While the state may not confer antitrust immunity on private persons by fiat, it may displace competition with active state supervision if displacement is both intended by the state and implemented in specific details. Actual state involvement, not deference to private antitrust violations under the general auspices of state law, is a precondition for immunity from federal law.3
Some of the pertinent factors to determine active regulation by the State itself are:
(1) state-established prices; (2) review of the reasonableness of the price schedules; (3) review of the terms of the contract; (4) monitoring actual market conditions; and (5) engaging in "pointed reexamination" of the program.4 Whether actual state supervision sufficiently exists to satisfy the Midcal factors would be open to factual question.
Unfortunately, state action immunity is disfavored, much as are repeals by implication.5 The active supervision requirement stems from the recognition that where a private party is engaging in the anticompetitive activity, there is a real danger that he is acting to further his own interests, rather than the governmental interest of the State.6 Its purpose is to determine whether the State has exercised sufficient independent judgment and control so that state intervention is an integral part of the scheme, not simply agreement among private parties. The analysis asks whether the State has played a substantial role in determining the specifics of the economic policy.7
Only the police jury can determine whether a sole ambulance provider is in the best interests of the parish.
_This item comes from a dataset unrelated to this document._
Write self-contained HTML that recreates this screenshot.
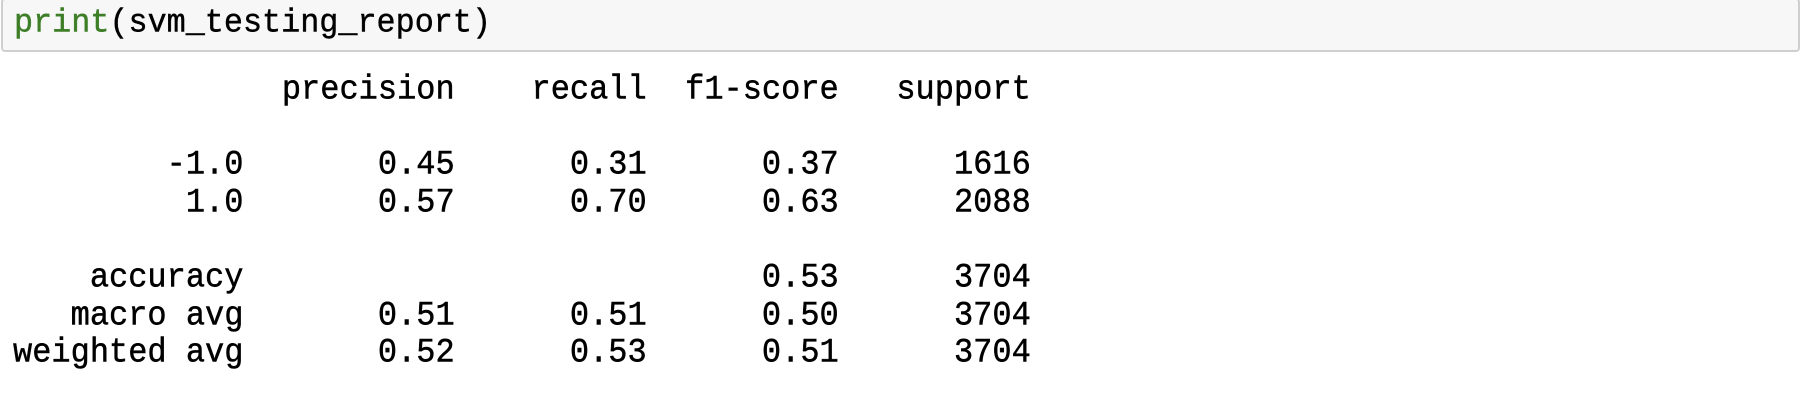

The federal policy is overwhelmingly in favor of competition as the preferred method of commerce.8 However, the Franklin Parish Police Jury must balance that concern with that of the health, safety and welfare of its constituents. If I can be of any further help, do not hesitate to contact me.
Very truly yours,
RICHARD P. IEYOUB ATTORNEY GENERAL
BY: ________________________ Jane Bishop Johnson Assistant Attorney General/Antitrust
JBJ/tgp
1 The federal antitrust laws do not prohibit a State "as sovereign" from imposing certain anticompetitive restraints "as an act of government." Parker v. Brown, 317 U.S. 341, 352, 63 S.Ct. 307, 314,87 L.Ed. 315 (1943).
2 California Retail Liquor Dealers Assn. v. Midcal Aluminum, Inc.445 U.S. 97, 105, 100 S.Ct. 937, 943, 63 L.Ed.2d 233 (1985); FederalTrade Commission v. Ticor Title Ins. Co., 504 U.S. 621, 633,112 S.Ct. 2169, 2176, 119 L.Ed.2d 410 (1992).
3 Federal Trade Commission v. Ticor Title Insurance Co., 504 U.S. 621,633, 112 S.Ct. 2176, 119 L.Ed.2d 410 (1992).
4 Midcal at 106-107, 943.
5 Id. at, 635, 2178; City of Lafayette, Louisiana v. LP L,435 U.S. 389, 398-399, 98 S.Ct. 1123, 1129, 55 L.Ed.2d 364 (1978).
6 Id. at 634, 2177; Patrick v. Burget, 486 U.S. 94, 100, 101,108 S.Ct. 1658, 1663, 100 L.Ed.2d 83 (1988).
7 Id.at 634-635, 2177.
8 U.S. v. South-Eastern Underwriters Assn., 322 U.S. 533, 553,64 S.Ct. 1162, 1174, 88 L.Ed. 1440 (1944), and subsequent cases reviewing the legislative history of the Sherman Act have concluded that Congress, exercising the full extent of its constitutional power, sought to establish a regime of competition as the fundamental principle governing commerce in this country. City of Lafayette, Louisiana v. LP L,435 U.S. 389, 398, 98 S.Ct. 1123, 1129, 55 L.Ed.2d 364 (1978).
Antitrust laws in general and the Sherman Act in particular, are the Magna Carta of free enterprise. They are as important to the preservation of economic freedom and our free-enterprise system as the Bill of Rights is to the protection of our fundamental person freedoms. And the freedom guaranteed each and every business, no matter how small, is the freedom to compete — to assert with vigor, imagination, devotion, and ingenuity whatever economic muscle it can muster. Id. Fn.16; U.S. v. Topco Assoc., 405 U.S. 596, 610,92 S.Ct. 1126, 1135, 31 L.Ed.2d 515 (1972).